Husband: Karun Onkholer “Onler” Kom

Children: Twins Rechungvar & Khupneivar (born 2007) and Prince (born 2013)

Languages: Kom (a Sino-Tibetan language), Meiteilon (another Sino-Tibetan language, the lingua franca of her area), English, Hindi, others(?)

Biography: Unbreakable, by Mary Kom and Dina Serto (2013)

Movie: Mary Kom (2014) starring Priyanka Chopra. This movie is very well done and well acted. It effectively shows the life situation and struggles Mary faced, but also her will power, determination, and toughness, how hard she trained, how good she was at fighting. I also liked seeing the growing romance between her and Onler, who thought Mary was incredible and married her after dating for about four years. Rather than pull her away from her dream, he supported her so she could keep going, keep winning, even as a wife and mother.

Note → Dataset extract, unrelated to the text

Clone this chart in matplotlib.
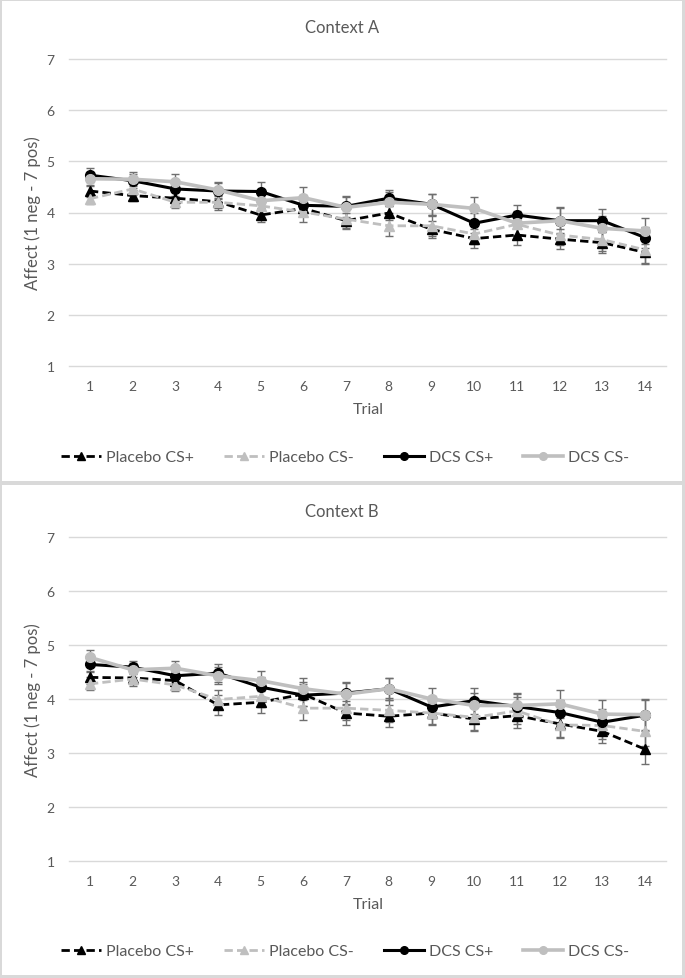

Watching Onler in a separate interview, it’s good to see the way he manages for her, prays for her, and watches the children so she can train. He doesn’t look threatened by her achievements. Instead, he’s glowing with pride when he talks about her.

"Magnificent Mary"

Born Mangte Chungneijang Mary Kom to the mostly Christian Kom sub-tribe in the hill country of Manipur, India, Mary is a well-known face in Indian women’s boxing. It wasn’t an easy road. Her family wanted her to do well in school and go on to get married—not get into fights. There was a concern that getting hit would mess up her face, and then no one would want to marry her, and the fact that women’s boxing was so new made it even more difficult.

But Mary was a feisty girl. She had always loved sports but was inspired to pursue boxing by the success of another fighter from Manipur: Navy boxer Ngangom Dingko Singh, widely considered the finest boxer India has ever produced. And so she began secretly training with Manipur State Boxing Coach N. Narjit Singh in Khuman Lampak, Imphal and began winning competitions after only three months of training.

This was how her family found out, and they were very surprised! Still, her father is recorded as saying, “Even when she was very young, she was fast and strong like the boys. Maybe God gave her this talent for boxing.”

Mary won five world championships in a row—two of them after giving birth to twins—and an Olympic bronze medal, not to mention a large number of other championships and awards. In 2013, she was awarded the Padma Bhushan, India’s third highest honor, and has since been nominated for a seat on the Rajya Sabha, the upper house of India’s parliament, beginning April 2016.

Check out this article by 1848 Magazine for more information about this inspirational powerhouse.

Random Facts About Her Home, Manipur

  • In terms of religion, most Manipuris are either Christian or Hindu—about 41% each. Religious minorities include Buddhists, Muslims, Sanamahists, and others.
  • Manipur has also been called Kangleipak and Meeteileipak in historical texts.
  • Some think Manipuris are the Gandharvas of Vedic legend, heavenly singers and dancers. 
  • Manipur is hard to get to. You can fly in from Kolkata or take a bus to Imphal, but train service is pretty much off the menu.
  • It’s home of the world’s only “floating park,” Kaibul Lamjao National Park in Loktak Lake.
  • Most Manipuris come from a handful of tribes, such as the Meitei, Naga, Kuki, Zomi, and Pangal. Most of these are of Sino-Tibetan origin and speak Sino-Tibetan languages.
  • Imphal is home of the famous All Women (Ima Keithel) market, in which only women may sell goods—and do they sell a wide array of them courtesy of around 4,000 women vendors!
  • In the time of the British Raj, Manipur was a princely state. The Kingdom of Manipur later elected to join with India, rather than Burma, but this accession is contested by some both within and without the state, sometimes violently. (Thus, it is one of India’s “sensitive areas,” periodically difficult to access.)